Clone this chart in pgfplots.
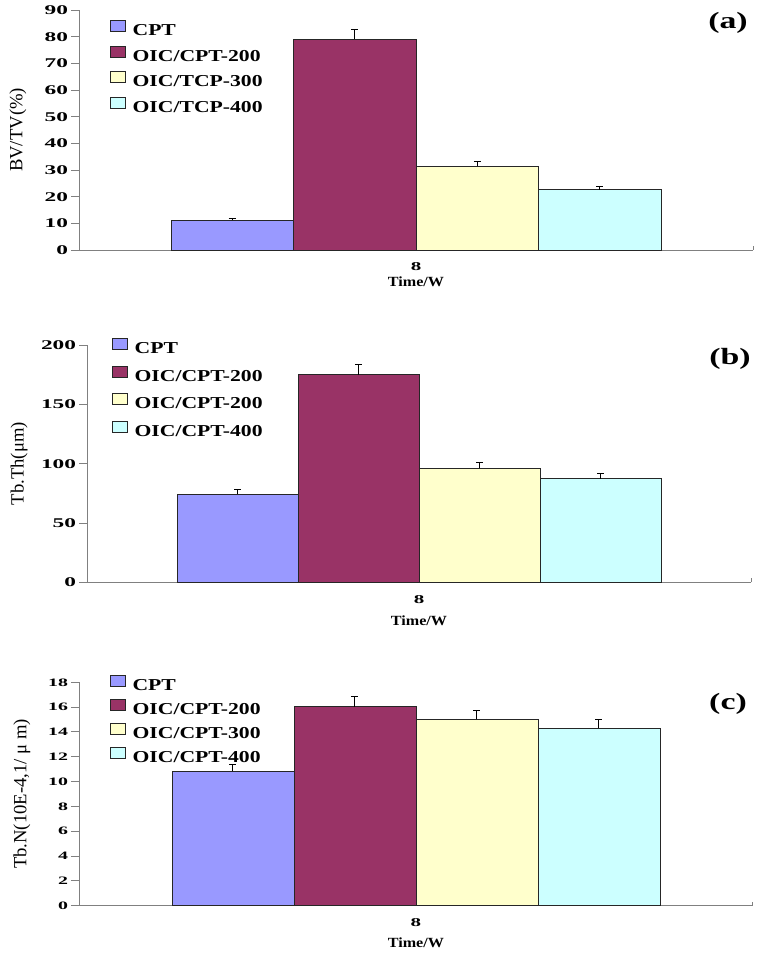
\documentclass[border=0pt]{standalone}
\usepackage{fontspec}
\setmainfont{Liberation Serif}
\newfontfamily\tickfont[FakeStretch=1.75]{Liberation Serif}
\newfontfamily\legfont[FakeStretch=1.3]{Liberation Serif}
\newfontfamily\panfont[FakeStretch=1.45]{Liberation Serif}
\newfontfamily\xlfont[FakeStretch=1.15]{Liberation Serif}
\usepackage{pgfplots}
\pgfplotsset{compat=1.18}
\definecolor{cptc}{HTML}{9999FF}
\definecolor{ctwo}{HTML}{993366}
\definecolor{cthree}{HTML}{FFFFCC}
\definecolor{cfour}{HTML}{CCFFFF}
\definecolor{axgray}{HTML}{808080}
\pgfplotsset{
  myax/.style={
    scale only axis, anchor=south west, clip=false,
    axis lines=left, axis line style={-, axgray, line width=0.7pt},
    xmin=-0.5, xmax=0.5, ybar=0pt,
    xtick={0}, xticklabels={8},
    x tick style={draw=none},
    y tick style={axgray, line width=0.7pt},
    tick align=outside, major tick length=6pt,
    /pgf/number format/assume math mode=true,
    yticklabel style={font=\tickfont\bfseries\fontsize{10}{12}\selectfont, inner sep=2pt},
    xticklabel style={font=\tickfont\bfseries\fontsize{9}{11}\selectfont},
    xlabel style={font=\xlfont\bfseries\fontsize{10.5}{12}\selectfont, anchor=center},
    ylabel style={font=\fontsize{14}{16}\selectfont, anchor=center, rotate=0},
    legend cell align=left,
    legend style={draw=none, fill=none, inner sep=0pt, anchor=north west,
      font=\legfont\bfseries\fontsize{12.5}{14}\selectfont,
      nodes={inner sep=0pt, text height=9.5pt, text depth=2.5pt},
      /tikz/every odd column/.style={column sep=5pt}},
    legend image code/.code={\draw[#1, draw=black!85, line width=0.5pt] (0pt,-0.5pt) rectangle (11.25pt,7.75pt);},
    error bars/error bar style={black, line width=0.6pt},
    error bars/error mark options={black, rotate=90, mark size=2.6pt, line width=0.6pt},
  },
  bar/.style={draw=black!85, line width=0.5pt, error bars/.cd, y dir=plus, y explicit},
}
\begin{document}
\begin{tikzpicture}
\path (0,0) rectangle (570pt,716.25pt);
% ---------- (a)
\begin{axis}[myax, at={(59.25pt,528.75pt)}, width=505.5pt, height=180pt,
  bar width=91.9pt, ymin=0, ymax=90, ytick={0,10,...,90},
  xlabel={Time/W}, xlabel style={at={(axis description cs:0.5,-0.133)}},
  ylabel={BV/TV(\%)}, ylabel style={at={(axis description cs:-0.0905,0.5)}},
  legend style={at={(0.046,0.959)}, row sep=5.25pt},
  legend entries={CPT, OIC/CPT-200, OIC/TCP-300, OIC/TCP-400}]
\addplot[fill=cptc, bar] coordinates {(0,11.2) +- (0,0.5)};
\addplot[fill=ctwo, bar] coordinates {(0,79.0) +- (0,3.7)};
\addplot[fill=cthree, bar] coordinates {(0,31.4) +- (0,1.7)};
\addplot[fill=cfour, bar] coordinates {(0,22.6) +- (0,1.3)};
\draw[axgray, line width=0.7pt] (rel axis cs:1,0) -- ([yshift=3pt]rel axis cs:1,0);
\end{axis}
% ---------- (b)
\begin{axis}[myax, at={(65.25pt,279.5pt)}, width=498pt, height=178pt,
  bar width=90.75pt, ymin=0, ymax=200, ytick={0,50,...,200},
  xlabel={Time/W}, xlabel style={at={(axis description cs:0.5,-0.16)}},
  ylabel={Tb.Th(μm)}, ylabel style={at={(axis description cs:-0.102,0.5)}},
  legend style={at={(0.0377,1.03)}, row sep=6.75pt},
  legend entries={CPT, OIC/CPT-200, OIC/CPT-200, OIC/CPT-400}]
\addplot[fill=cptc, bar] coordinates {(0,74.4) +- (0,3.6)};
\addplot[fill=ctwo, bar] coordinates {(0,174.9) +- (0,8.7)};
\addplot[fill=cthree, bar] coordinates {(0,96.0) +- (0,5.3)};
\addplot[fill=cfour, bar] coordinates {(0,87.3) +- (0,4.8)};
\draw[axgray, line width=0.7pt] (rel axis cs:1,0) -- ([yshift=3pt]rel axis cs:1,0);
\end{axis}
% ---------- (c)
\begin{axis}[myax, at={(59.25pt,37pt)}, width=505.3pt, height=167.5pt,
  bar width=91.5pt, ymin=0, ymax=18, ytick={0,2,...,18},
  yticklabel style={font=\tickfont\bfseries\fontsize{8.5}{10}\selectfont},
  xlabel={Time/W}, xlabel style={at={(axis description cs:0.5,-0.166)}},
  ylabel={Tb.N(10E-4,1/ μ m)}, ylabel style={at={(axis description cs:-0.0846,0.5)}},
  legend style={at={(0.046,1.035)}, row sep=4.15pt},
  legend entries={CPT, OIC/CPT-200, OIC/CPT-300, OIC/CPT-400}]
\addplot[fill=cptc, bar] coordinates {(0,10.83) +- (0,0.56)};
\addplot[fill=ctwo, bar] coordinates {(0,16.04) +- (0,0.80)};
\addplot[fill=cthree, bar] coordinates {(0,15.02) +- (0,0.75)};
\addplot[fill=cfour, bar] coordinates {(0,14.29) +- (0,0.73)};
\draw[axgray, line width=0.7pt] (rel axis cs:1,0) -- ([yshift=3pt]rel axis cs:1,0);
\end{axis}
% panel labels
\node[font=\panfont\bfseries\fontsize{17.5}{20}\selectfont] at (546pt,699pt) {(a)};
\node[font=\panfont\bfseries\fontsize{17.5}{20}\selectfont] at (547.5pt,447pt) {(b)};
\node[font=\panfont\bfseries\fontsize{17.5}{20}\selectfont] at (546pt,188.25pt) {(c)};
\end{tikzpicture}
\end{document}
========================================
● **YOUR OBJECTIVE**: Restate the listing above word for word, and skip the pictures.

● **COMPLETE ANSWER**:
Clone this chart in pgfplots.
\documentclass[border=0pt]{standalone}
\usepackage{fontspec}
\setmainfont{Liberation Serif}
\newfontfamily\tickfont[FakeStretch=1.75]{Liberation Serif}
\newfontfamily\legfont[FakeStretch=1.3]{Liberation Serif}
\newfontfamily\panfont[FakeStretch=1.45]{Liberation Serif}
\newfontfamily\xlfont[FakeStretch=1.15]{Liberation Serif}
\usepackage{pgfplots}
\pgfplotsset{compat=1.18}
\definecolor{cptc}{HTML}{9999FF}
\definecolor{ctwo}{HTML}{993366}
\definecolor{cthree}{HTML}{FFFFCC}
\definecolor{cfour}{HTML}{CCFFFF}
\definecolor{axgray}{HTML}{808080}
\pgfplotsset{
  myax/.style={
    scale only axis, anchor=south west, clip=false,
    axis lines=left, axis line style={-, axgray, line width=0.7pt},
    xmin=-0.5, xmax=0.5, ybar=0pt,
    xtick={0}, xticklabels={8},
    x tick style={draw=none},
    y tick style={axgray, line width=0.7pt},
    tick align=outside, major tick length=6pt,
    /pgf/number format/assume math mode=true,
    yticklabel style={font=\tickfont\bfseries\fontsize{10}{12}\selectfont, inner sep=2pt},
    xticklabel style={font=\tickfont\bfseries\fontsize{9}{11}\selectfont},
    xlabel style={font=\xlfont\bfseries\fontsize{10.5}{12}\selectfont, anchor=center},
    ylabel style={font=\fontsize{14}{16}\selectfont, anchor=center, rotate=0},
    legend cell align=left,
    legend style={draw=none, fill=none, inner sep=0pt, anchor=north west,
      font=\legfont\bfseries\fontsize{12.5}{14}\selectfont,
      nodes={inner sep=0pt, text height=9.5pt, text depth=2.5pt},
      /tikz/every odd column/.style={column sep=5pt}},
    legend image code/.code={\draw[#1, draw=black!85, line width=0.5pt] (0pt,-0.5pt) rectangle (11.25pt,7.75pt);},
    error bars/error bar style={black, line width=0.6pt},
    error bars/error mark options={black, rotate=90, mark size=2.6pt, line width=0.6pt},
  },
  bar/.style={draw=black!85, line width=0.5pt, error bars/.cd, y dir=plus, y explicit},
}
\begin{document}
\begin{tikzpicture}
\path (0,0) rectangle (570pt,716.25pt);
% ---------- (a)
\begin{axis}[myax, at={(59.25pt,528.75pt)}, width=505.5pt, height=180pt,
  bar width=91.9pt, ymin=0, ymax=90, ytick={0,10,...,90},
  xlabel={Time/W}, xlabel style={at={(axis description cs:0.5,-0.133)}},
  ylabel={BV/TV(\%)}, ylabel style={at={(axis description cs:-0.0905,0.5)}},
  legend style={at={(0.046,0.959)}, row sep=5.25pt},
  legend entries={CPT, OIC/CPT-200, OIC/TCP-300, OIC/TCP-400}]
\addplot[fill=cptc, bar] coordinates {(0,11.2) +- (0,0.5)};
\addplot[fill=ctwo, bar] coordinates {(0,79.0) +- (0,3.7)};
\addplot[fill=cthree, bar] coordinates {(0,31.4) +- (0,1.7)};
\addplot[fill=cfour, bar] coordinates {(0,22.6) +- (0,1.3)};
\draw[axgray, line width=0.7pt] (rel axis cs:1,0) -- ([yshift=3pt]rel axis cs:1,0);
\end{axis}
% ---------- (b)
\begin{axis}[myax, at={(65.25pt,279.5pt)}, width=498pt, height=178pt,
  bar width=90.75pt, ymin=0, ymax=200, ytick={0,50,...,200},
  xlabel={Time/W}, xlabel style={at={(axis description cs:0.5,-0.16)}},
  ylabel={Tb.Th(μm)}, ylabel style={at={(axis description cs:-0.102,0.5)}},
  legend style={at={(0.0377,1.03)}, row sep=6.75pt},
  legend entries={CPT, OIC/CPT-200, OIC/CPT-200, OIC/CPT-400}]
\addplot[fill=cptc, bar] coordinates {(0,74.4) +- (0,3.6)};
\addplot[fill=ctwo, bar] coordinates {(0,174.9) +- (0,8.7)};
\addplot[fill=cthree, bar] coordinates {(0,96.0) +- (0,5.3)};
\addplot[fill=cfour, bar] coordinates {(0,87.3) +- (0,4.8)};
\draw[axgray, line width=0.7pt] (rel axis cs:1,0) -- ([yshift=3pt]rel axis cs:1,0);
\end{axis}
% ---------- (c)
\begin{axis}[myax, at={(59.25pt,37pt)}, width=505.3pt, height=167.5pt,
  bar width=91.5pt, ymin=0, ymax=18, ytick={0,2,...,18},
  yticklabel style={font=\tickfont\bfseries\fontsize{8.5}{10}\selectfont},
  xlabel={Time/W}, xlabel style={at={(axis description cs:0.5,-0.166)}},
  ylabel={Tb.N(10E-4,1/ μ m)}, ylabel style={at={(axis description cs:-0.0846,0.5)}},
  legend style={at={(0.046,1.035)}, row sep=4.15pt},
  legend entries={CPT, OIC/CPT-200, OIC/CPT-300, OIC/CPT-400}]
\addplot[fill=cptc, bar] coordinates {(0,10.83) +- (0,0.56)};
\addplot[fill=ctwo, bar] coordinates {(0,16.04) +- (0,0.80)};
\addplot[fill=cthree, bar] coordinates {(0,15.02) +- (0,0.75)};
\addplot[fill=cfour, bar] coordinates {(0,14.29) +- (0,0.73)};
\draw[axgray, line width=0.7pt] (rel axis cs:1,0) -- ([yshift=3pt]rel axis cs:1,0);
\end{axis}
% panel labels
\node[font=\panfont\bfseries\fontsize{17.5}{20}\selectfont] at (546pt,699pt) {(a)};
\node[font=\panfont\bfseries\fontsize{17.5}{20}\selectfont] at (547.5pt,447pt) {(b)};
\node[font=\panfont\bfseries\fontsize{17.5}{20}\selectfont] at (546pt,188.25pt) {(c)};
\end{tikzpicture}
\end{document}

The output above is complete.